» **TASK OBJECTIVE**
Retype word for word the first line of the listing and each line after it up to the line with "var subValues = [0, 3, 15, 32];", with the pictures taken out.

──────────

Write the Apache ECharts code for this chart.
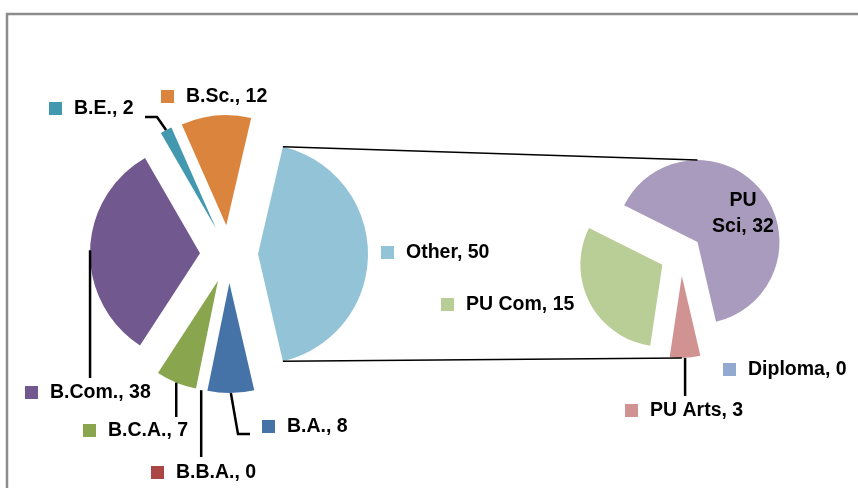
<!DOCTYPE html>
<html>
<head>
<meta charset="utf-8">
<script src="https://cdn.jsdelivr.net/npm/echarts@6/dist/echarts.min.js"></script>
<style>
  html, body { margin: 0; padding: 0; background: #fff; }
  #main { width: 858px; height: 488px; }
</style>
</head>
<body>
<div id="main"></div>
<script>
// data (main pie, then the "Other" split)
var mainNames = ['Other', 'B.A.', 'B.B.A.', 'B.C.A.', 'B.Com.', 'B.E.', 'B.Sc.'];
var mainValues = [50, 8, 0, 7, 38, 2, 12];
var subNames = ['Diploma', 'PU Arts', 'PU Com', 'PU Sci'];
var subValues = [0, 3, 15, 32];

// styles
var mainColors = ['#93c3d6', '#4572a7', '#aa4643', '#89a54e', '#71588f', '#4198af', '#db843d'];
var subColors = ['#93a9cf', '#d19392', '#b9cd96', '#a99bbd'];

var mainCenter = [229, 254], mainR = 110, mainOff = 29;
var subCenter = [681, 255], subR = 82, subOff = 21;
var font = 'bold 19.5px "Liberation Sans", Arial, sans-serif';

// where each label sits (key square left edge, vertical middle) and its leader path
var labelSpots = {
  'B.E.':    { x: 49,  y: 108.5, leader: [[157, 117], [145, 117]] },
  'B.Sc.':   { x: 161, y: 96.5 },
  'Other':   { x: 381, y: 252.5 },
  'B.A.':    { x: 262, y: 426.5, leader: [[238, 434], [250, 434]] },
  'B.B.A.':  { x: 151, y: 472.5, leader: [[null, 457]] },
  'B.C.A.':  { x: 83,  y: 430.5, leader: [[null, 417]] },
  'B.Com.':  { x: 25,  y: 392.5, leader: [[null, 378]] },
  'PU Com':  { x: 441, y: 304.5 },
  'Diploma': { x: 723, y: 369.5 },
  'PU Arts': { x: 625, y: 410.5, leader: [[null, 396]] },
  'PU Sci':  { cx: 743, cy: 214, inside: true }
};

function sum(a) { return a.reduce(function (s, v) { return s + v; }, 0); }

// angles measured clockwise from 12 o'clock, in degrees
function sliceAngles(values, startFromTop) {
  var total = sum(values), a = startFromTop, out = [];
  values.forEach(function (v) {
    var span = v / total * 360;
    out.push({ a0: a, a1: a + span, mid: a + span / 2 });
    a += span;
  });
  return out;
}
function pt(c, ang, r) {
  var t = ang * Math.PI / 180;
  return [c[0] + r * Math.sin(t), c[1] - r * Math.cos(t)];
}

var mainStart = mainValues[0] / sum(mainValues) * 180;   // "Other" centred on 3 o'clock
var subStart = -mainStart;
var mainAng = sliceAngles(mainValues, 90 - mainStart);
var subAng = sliceAngles(subValues, 90 - subStart);

var graphics = [{
  type: 'rect', shape: { x: 7, y: 14, width: 900, height: 600 },
  style: { fill: null, stroke: '#8c8c8c', lineWidth: 2.5 }, silent: true
}];

function addLabels(names, values, colors, ang, center, r, off) {
  names.forEach(function (n, i) {
    var spot = labelSpots[n];
    if (!spot) return;
    if (spot.inside) {
      graphics.push({
        type: 'text', x: spot.cx, y: spot.cy,
        style: { text: n.replace(' ', '\n') + ', ' + values[i], font: font, fill: '#000',
                 align: 'center', verticalAlign: 'middle', lineHeight: 26 }
      });
      return;
    }
    graphics.push({
      type: 'rect', shape: { x: spot.x, y: spot.y - 6.5, width: 13, height: 13 },
      style: { fill: colors[i] }
    });
    graphics.push({
      type: 'text', x: spot.x + 25, y: spot.y,
      style: { text: n + ', ' + values[i], font: font, fill: '#000', align: 'left', verticalAlign: 'middle' }
    });
    if (spot.leader) {
      var c = pt(center, ang[i].mid, off);
      var start = pt(c, ang[i].mid, r);
      var pts = [start].concat(spot.leader.map(function (p) {
        return [p[0] == null ? start[0] : p[0], p[1]];
      }));
      graphics.push({
        type: 'polyline', shape: { points: pts },
        style: { stroke: '#000', lineWidth: 2.5, fill: null }
      });
    }
  });
}
addLabels(mainNames, mainValues, mainColors, mainAng, mainCenter, mainR, mainOff);
addLabels(subNames, subValues, subColors, subAng, subCenter, subR, subOff);

// connector lines between "Other" and the second pie
function sliceAt(ang, deg) {
  for (var i = 0; i < ang.length; i++) {
    var a = deg;
    while (a < ang[i].a0) a += 360;
    if (a >= ang[i].a0 && a <= ang[i].a1 && ang[i].a1 > ang[i].a0) return ang[i];
  }
  return ang[0];
}
var otherC = pt(mainCenter, mainAng[0].mid, mainOff);
var topS = sliceAt(subAng, 0), botS = sliceAt(subAng, 180);
var topEnd = pt(pt(subCenter, topS.mid, subOff), 0, subR);
var botEnd = pt(pt(subCenter, botS.mid, subOff), 180, subR);
var topStart = pt(otherC, mainAng[0].a0, mainR);
var botStart = pt(otherC, mainAng[0].a1, mainR);
graphics.push({
  type: 'line', shape: { x1: topStart[0], y1: topStart[1], x2: topEnd[0], y2: topEnd[1] },
  style: { stroke: '#000', lineWidth: 1.5 }
});
graphics.push({
  type: 'line', shape: { x1: botStart[0], y1: botStart[1], x2: botEnd[0], y2: botEnd[1] },
  style: { stroke: '#000', lineWidth: 1.5 }
});
graphics.forEach(function (g) { g.z = 100; g.silent = true; });

function pieData(names, values, colors) {
  return names.map(function (n, i) {
    return { name: n, value: values[i], selected: true, itemStyle: { color: colors[i] } };
  });
}

var myChart = echarts.init(document.getElementById('main'));
var option = {
  animation: false,
  backgroundColor: '#fff',
  series: [
    {
      type: 'pie', center: mainCenter, radius: mainR, startAngle: mainStart, clockwise: true,
      selectedMode: 'multiple', selectedOffset: mainOff, avoidLabelOverlap: false,
      label: { show: false }, labelLine: { show: false }, emphasis: { disabled: true },
      itemStyle: { borderWidth: 0 },
      data: pieData(mainNames, mainValues, mainColors)
    },
    {
      type: 'pie', center: subCenter, radius: subR, startAngle: subStart, clockwise: true,
      selectedMode: 'multiple', selectedOffset: subOff, avoidLabelOverlap: false,
      label: { show: false }, labelLine: { show: false }, emphasis: { disabled: true },
      itemStyle: { borderWidth: 0 },
      data: pieData(subNames, subValues, subColors)
    }
  ],
  graphic: { elements: graphics }
};
option && myChart.setOption(option);
</script>
</body>
</html>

──────────

» **OUTPUT**
Write the Apache ECharts code for this chart.
<!DOCTYPE html>
<html>
<head>
<meta charset="utf-8">
<script src="https://cdn.jsdelivr.net/npm/echarts@6/dist/echarts.min.js"></script>
<style>
  html, body { margin: 0; padding: 0; background: #fff; }
  #main { width: 858px; height: 488px; }
</style>
</head>
<body>
<div id="main"></div>
<script>
// data (main pie, then the "Other" split)
var mainNames = ['Other', 'B.A.', 'B.B.A.', 'B.C.A.', 'B.Com.', 'B.E.', 'B.Sc.'];
var mainValues = [50, 8, 0, 7, 38, 2, 12];
var subNames = ['Diploma', 'PU Arts', 'PU Com', 'PU Sci'];
var subValues = [0, 3, 15, 32];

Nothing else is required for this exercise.